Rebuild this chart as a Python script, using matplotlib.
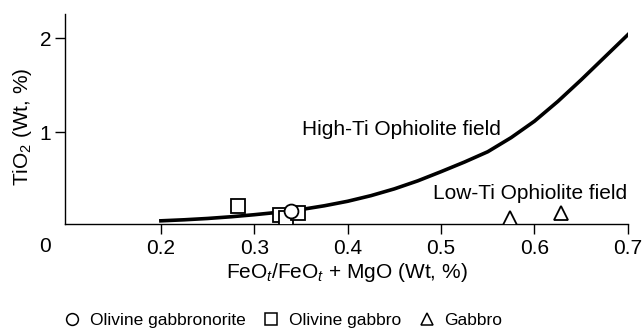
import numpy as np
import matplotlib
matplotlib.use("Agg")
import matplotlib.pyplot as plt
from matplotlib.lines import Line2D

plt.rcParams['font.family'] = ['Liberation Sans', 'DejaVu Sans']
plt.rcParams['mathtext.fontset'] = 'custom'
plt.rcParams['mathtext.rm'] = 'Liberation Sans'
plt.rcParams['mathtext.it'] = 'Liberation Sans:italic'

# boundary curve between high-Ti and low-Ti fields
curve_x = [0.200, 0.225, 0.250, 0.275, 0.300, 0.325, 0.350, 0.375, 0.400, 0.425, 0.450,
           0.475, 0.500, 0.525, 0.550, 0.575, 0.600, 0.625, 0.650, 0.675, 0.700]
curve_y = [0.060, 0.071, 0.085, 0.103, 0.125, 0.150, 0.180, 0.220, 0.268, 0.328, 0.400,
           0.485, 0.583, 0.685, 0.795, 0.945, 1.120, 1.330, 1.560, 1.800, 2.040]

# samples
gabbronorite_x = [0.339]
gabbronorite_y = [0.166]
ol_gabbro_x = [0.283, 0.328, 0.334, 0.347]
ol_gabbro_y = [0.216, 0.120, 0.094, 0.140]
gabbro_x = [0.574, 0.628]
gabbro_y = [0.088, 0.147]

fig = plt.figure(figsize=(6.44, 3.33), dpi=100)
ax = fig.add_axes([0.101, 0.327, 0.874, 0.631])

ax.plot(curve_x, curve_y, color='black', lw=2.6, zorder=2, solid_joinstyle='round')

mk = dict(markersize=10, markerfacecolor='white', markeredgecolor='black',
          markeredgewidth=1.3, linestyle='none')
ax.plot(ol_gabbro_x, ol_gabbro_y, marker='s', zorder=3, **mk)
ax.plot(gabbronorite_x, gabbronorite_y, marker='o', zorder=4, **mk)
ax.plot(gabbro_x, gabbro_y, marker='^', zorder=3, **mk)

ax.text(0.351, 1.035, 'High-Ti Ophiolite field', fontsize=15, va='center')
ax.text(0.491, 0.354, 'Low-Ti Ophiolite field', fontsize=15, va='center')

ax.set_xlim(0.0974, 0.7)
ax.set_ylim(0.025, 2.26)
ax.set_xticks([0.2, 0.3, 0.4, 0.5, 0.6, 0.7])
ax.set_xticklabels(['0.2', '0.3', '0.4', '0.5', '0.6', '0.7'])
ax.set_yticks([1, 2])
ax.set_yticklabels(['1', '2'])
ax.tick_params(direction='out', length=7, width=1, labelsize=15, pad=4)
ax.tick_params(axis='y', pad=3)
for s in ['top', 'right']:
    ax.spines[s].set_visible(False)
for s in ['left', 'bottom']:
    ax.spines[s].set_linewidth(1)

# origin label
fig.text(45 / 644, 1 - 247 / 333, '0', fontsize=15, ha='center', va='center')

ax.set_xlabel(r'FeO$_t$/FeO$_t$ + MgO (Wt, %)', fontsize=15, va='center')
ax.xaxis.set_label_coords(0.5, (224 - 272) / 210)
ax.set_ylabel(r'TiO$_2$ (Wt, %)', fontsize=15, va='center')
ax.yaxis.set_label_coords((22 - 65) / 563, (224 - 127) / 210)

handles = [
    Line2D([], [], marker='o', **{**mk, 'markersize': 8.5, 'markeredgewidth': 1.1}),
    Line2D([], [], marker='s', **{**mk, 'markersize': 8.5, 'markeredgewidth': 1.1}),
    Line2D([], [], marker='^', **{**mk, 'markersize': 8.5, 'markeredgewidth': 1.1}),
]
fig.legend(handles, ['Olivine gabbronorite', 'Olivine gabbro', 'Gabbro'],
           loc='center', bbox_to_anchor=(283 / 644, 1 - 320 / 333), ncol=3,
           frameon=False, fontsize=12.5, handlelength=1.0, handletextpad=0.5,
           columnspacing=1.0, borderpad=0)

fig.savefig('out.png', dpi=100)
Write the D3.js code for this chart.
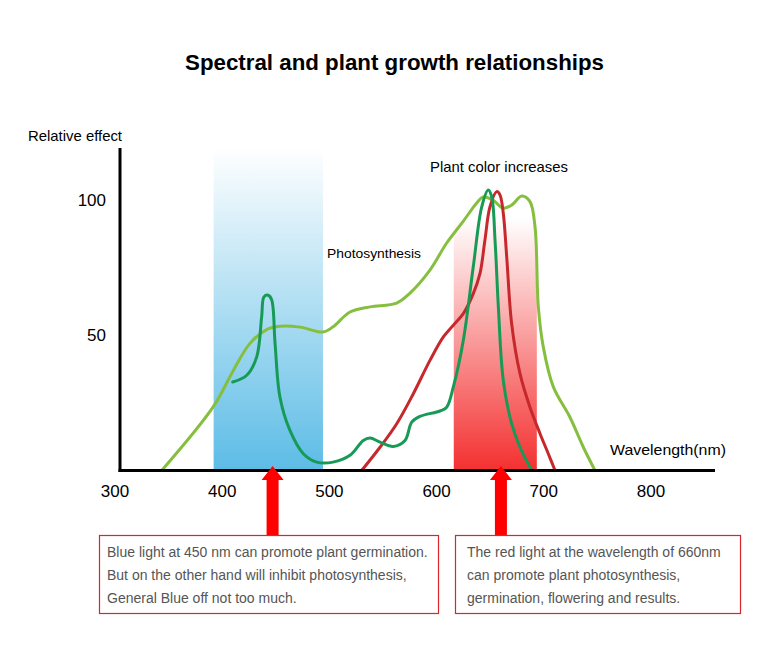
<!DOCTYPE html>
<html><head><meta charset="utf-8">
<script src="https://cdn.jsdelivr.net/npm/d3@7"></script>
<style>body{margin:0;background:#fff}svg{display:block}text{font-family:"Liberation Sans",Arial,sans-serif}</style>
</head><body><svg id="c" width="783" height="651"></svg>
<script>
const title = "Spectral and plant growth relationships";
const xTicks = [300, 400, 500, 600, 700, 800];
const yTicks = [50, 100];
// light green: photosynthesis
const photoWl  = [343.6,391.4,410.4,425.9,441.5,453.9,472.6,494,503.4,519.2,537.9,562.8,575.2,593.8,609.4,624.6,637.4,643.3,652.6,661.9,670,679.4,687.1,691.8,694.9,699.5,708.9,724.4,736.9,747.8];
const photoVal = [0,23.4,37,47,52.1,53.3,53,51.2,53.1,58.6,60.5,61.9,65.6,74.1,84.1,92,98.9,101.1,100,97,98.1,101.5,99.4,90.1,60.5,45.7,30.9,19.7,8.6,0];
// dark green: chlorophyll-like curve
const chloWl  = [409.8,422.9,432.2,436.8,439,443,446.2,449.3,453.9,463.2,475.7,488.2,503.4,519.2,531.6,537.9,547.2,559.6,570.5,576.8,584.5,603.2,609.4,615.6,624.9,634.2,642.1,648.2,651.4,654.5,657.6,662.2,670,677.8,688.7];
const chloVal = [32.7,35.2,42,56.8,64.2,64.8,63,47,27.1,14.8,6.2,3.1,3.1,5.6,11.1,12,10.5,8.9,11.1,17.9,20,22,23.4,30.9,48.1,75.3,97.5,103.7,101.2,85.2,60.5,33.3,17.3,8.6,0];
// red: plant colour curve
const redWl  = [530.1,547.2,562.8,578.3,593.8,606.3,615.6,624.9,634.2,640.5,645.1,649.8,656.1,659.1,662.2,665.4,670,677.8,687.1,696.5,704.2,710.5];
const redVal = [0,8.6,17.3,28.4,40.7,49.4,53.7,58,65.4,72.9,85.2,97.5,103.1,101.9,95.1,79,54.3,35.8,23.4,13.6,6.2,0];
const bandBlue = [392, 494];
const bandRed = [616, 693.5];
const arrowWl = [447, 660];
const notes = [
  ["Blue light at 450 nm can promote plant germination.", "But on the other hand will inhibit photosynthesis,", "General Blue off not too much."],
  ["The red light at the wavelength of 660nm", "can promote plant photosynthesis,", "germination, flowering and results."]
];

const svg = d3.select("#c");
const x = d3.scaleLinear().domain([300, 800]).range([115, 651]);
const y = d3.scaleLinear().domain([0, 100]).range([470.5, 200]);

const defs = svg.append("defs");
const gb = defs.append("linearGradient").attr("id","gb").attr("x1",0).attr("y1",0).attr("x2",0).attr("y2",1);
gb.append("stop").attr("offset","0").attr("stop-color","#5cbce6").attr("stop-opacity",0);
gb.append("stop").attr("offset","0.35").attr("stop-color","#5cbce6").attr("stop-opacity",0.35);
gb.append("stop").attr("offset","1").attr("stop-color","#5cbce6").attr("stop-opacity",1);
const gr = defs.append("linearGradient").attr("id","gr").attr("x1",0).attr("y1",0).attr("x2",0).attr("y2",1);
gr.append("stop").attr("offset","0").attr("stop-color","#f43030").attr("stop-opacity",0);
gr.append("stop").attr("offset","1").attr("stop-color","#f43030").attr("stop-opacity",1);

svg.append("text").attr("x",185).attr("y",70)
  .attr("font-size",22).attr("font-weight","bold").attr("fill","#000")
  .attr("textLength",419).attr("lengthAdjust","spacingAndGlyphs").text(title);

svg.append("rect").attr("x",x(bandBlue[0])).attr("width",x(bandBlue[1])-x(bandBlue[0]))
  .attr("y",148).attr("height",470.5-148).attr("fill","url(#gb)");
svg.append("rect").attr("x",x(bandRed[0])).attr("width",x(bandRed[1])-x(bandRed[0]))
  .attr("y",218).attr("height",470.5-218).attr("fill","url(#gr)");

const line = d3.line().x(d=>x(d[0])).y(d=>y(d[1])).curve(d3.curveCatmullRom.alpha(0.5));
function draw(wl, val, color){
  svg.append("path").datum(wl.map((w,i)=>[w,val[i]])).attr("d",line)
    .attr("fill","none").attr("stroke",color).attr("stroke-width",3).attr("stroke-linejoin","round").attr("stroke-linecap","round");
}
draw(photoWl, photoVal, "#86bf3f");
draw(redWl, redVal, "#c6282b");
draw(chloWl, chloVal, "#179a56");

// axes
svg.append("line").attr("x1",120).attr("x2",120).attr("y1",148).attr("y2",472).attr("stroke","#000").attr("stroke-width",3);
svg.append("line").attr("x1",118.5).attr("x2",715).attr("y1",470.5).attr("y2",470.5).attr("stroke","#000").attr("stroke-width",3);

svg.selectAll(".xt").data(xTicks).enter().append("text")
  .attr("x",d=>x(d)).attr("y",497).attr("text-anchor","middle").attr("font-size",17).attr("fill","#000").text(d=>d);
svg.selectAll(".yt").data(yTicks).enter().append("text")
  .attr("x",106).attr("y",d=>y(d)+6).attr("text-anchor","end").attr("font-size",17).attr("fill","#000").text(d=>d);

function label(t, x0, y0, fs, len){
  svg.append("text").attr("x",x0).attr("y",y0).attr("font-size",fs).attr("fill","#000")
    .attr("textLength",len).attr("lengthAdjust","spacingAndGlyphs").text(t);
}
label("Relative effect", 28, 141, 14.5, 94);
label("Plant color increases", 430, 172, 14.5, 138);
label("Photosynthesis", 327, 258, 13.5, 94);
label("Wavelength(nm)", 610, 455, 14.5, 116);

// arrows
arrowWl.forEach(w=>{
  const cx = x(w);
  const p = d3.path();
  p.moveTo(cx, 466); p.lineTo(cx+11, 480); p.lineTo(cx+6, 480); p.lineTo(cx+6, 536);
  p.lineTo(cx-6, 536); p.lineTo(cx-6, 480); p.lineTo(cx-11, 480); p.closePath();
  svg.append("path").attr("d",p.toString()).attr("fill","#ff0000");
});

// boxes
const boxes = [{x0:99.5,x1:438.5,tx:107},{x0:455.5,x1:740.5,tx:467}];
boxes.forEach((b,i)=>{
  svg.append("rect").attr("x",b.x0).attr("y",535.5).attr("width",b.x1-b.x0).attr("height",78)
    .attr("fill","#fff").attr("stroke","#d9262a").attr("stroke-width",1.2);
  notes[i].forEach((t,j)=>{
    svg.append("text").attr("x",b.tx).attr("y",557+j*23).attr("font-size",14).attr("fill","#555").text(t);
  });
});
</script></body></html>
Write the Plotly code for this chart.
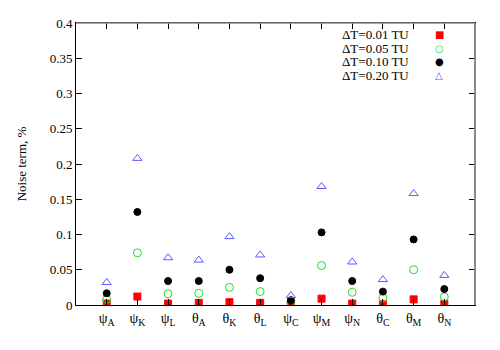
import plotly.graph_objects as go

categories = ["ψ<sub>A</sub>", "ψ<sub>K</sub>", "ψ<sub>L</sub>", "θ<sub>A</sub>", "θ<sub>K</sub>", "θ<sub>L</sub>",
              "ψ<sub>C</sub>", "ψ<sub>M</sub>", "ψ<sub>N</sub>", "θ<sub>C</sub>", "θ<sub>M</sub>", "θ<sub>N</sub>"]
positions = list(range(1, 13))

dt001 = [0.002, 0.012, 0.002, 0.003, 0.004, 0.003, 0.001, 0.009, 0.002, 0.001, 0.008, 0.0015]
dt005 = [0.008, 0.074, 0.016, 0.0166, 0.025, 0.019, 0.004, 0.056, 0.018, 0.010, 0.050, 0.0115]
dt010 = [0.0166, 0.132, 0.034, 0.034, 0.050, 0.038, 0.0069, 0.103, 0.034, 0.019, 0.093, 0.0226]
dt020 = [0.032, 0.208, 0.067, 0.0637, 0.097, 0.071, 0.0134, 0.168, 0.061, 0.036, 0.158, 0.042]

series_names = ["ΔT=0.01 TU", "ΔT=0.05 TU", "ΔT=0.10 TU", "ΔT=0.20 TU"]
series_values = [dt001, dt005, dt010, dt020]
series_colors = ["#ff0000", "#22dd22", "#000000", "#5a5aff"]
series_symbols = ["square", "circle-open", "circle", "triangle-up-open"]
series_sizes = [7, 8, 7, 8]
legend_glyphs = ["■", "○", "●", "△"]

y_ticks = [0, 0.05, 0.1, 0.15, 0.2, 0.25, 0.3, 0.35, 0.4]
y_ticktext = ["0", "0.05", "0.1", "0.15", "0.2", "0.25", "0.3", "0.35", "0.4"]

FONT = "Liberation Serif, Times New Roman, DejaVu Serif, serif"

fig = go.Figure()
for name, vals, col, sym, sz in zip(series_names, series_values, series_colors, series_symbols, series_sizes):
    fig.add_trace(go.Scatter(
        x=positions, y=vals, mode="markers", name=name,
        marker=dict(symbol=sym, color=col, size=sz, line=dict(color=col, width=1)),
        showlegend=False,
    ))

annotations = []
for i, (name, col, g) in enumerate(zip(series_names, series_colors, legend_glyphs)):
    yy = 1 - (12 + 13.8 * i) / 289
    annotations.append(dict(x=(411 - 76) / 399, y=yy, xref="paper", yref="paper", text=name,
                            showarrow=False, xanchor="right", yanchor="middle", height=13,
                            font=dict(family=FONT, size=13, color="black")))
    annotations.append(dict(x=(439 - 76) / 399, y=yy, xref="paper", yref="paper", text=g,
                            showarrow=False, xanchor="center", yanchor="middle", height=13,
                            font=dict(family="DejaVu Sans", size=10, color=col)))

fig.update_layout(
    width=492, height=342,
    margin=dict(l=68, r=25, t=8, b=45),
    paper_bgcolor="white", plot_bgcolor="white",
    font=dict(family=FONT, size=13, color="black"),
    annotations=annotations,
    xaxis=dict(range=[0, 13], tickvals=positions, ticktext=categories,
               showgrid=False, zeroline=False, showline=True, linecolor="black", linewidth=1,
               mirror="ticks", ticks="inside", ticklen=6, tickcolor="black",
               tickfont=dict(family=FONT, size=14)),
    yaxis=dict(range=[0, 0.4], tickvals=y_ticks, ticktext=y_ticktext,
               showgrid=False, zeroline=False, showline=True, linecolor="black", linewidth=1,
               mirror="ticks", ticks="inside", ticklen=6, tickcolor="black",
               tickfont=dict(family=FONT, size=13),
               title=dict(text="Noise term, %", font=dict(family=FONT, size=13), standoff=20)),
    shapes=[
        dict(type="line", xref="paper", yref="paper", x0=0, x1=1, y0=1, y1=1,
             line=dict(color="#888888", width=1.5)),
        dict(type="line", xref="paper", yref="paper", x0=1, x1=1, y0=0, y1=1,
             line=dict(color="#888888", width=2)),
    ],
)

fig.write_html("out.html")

☆ ☆ ☆

• **Stated problem**: Nothing but the lines from the start of the records above through the line with "gabbro_y = [0.088, 0.147]" should be retyped, each exactly as written; leave out all pictures.

• **The answer**:
Rebuild this chart as a Python script, using matplotlib.
import numpy as np
import matplotlib
matplotlib.use("Agg")
import matplotlib.pyplot as plt
from matplotlib.lines import Line2D

plt.rcParams['font.family'] = ['Liberation Sans', 'DejaVu Sans']
plt.rcParams['mathtext.fontset'] = 'custom'
plt.rcParams['mathtext.rm'] = 'Liberation Sans'
plt.rcParams['mathtext.it'] = 'Liberation Sans:italic'

# boundary curve between high-Ti and low-Ti fields
curve_x = [0.200, 0.225, 0.250, 0.275, 0.300, 0.325, 0.350, 0.375, 0.400, 0.425, 0.450,
           0.475, 0.500, 0.525, 0.550, 0.575, 0.600, 0.625, 0.650, 0.675, 0.700]
curve_y = [0.060, 0.071, 0.085, 0.103, 0.125, 0.150, 0.180, 0.220, 0.268, 0.328, 0.400,
           0.485, 0.583, 0.685, 0.795, 0.945, 1.120, 1.330, 1.560, 1.800, 2.040]

# samples
gabbronorite_x = [0.339]
gabbronorite_y = [0.166]
ol_gabbro_x = [0.283, 0.328, 0.334, 0.347]
ol_gabbro_y = [0.216, 0.120, 0.094, 0.140]
gabbro_x = [0.574, 0.628]
gabbro_y = [0.088, 0.147]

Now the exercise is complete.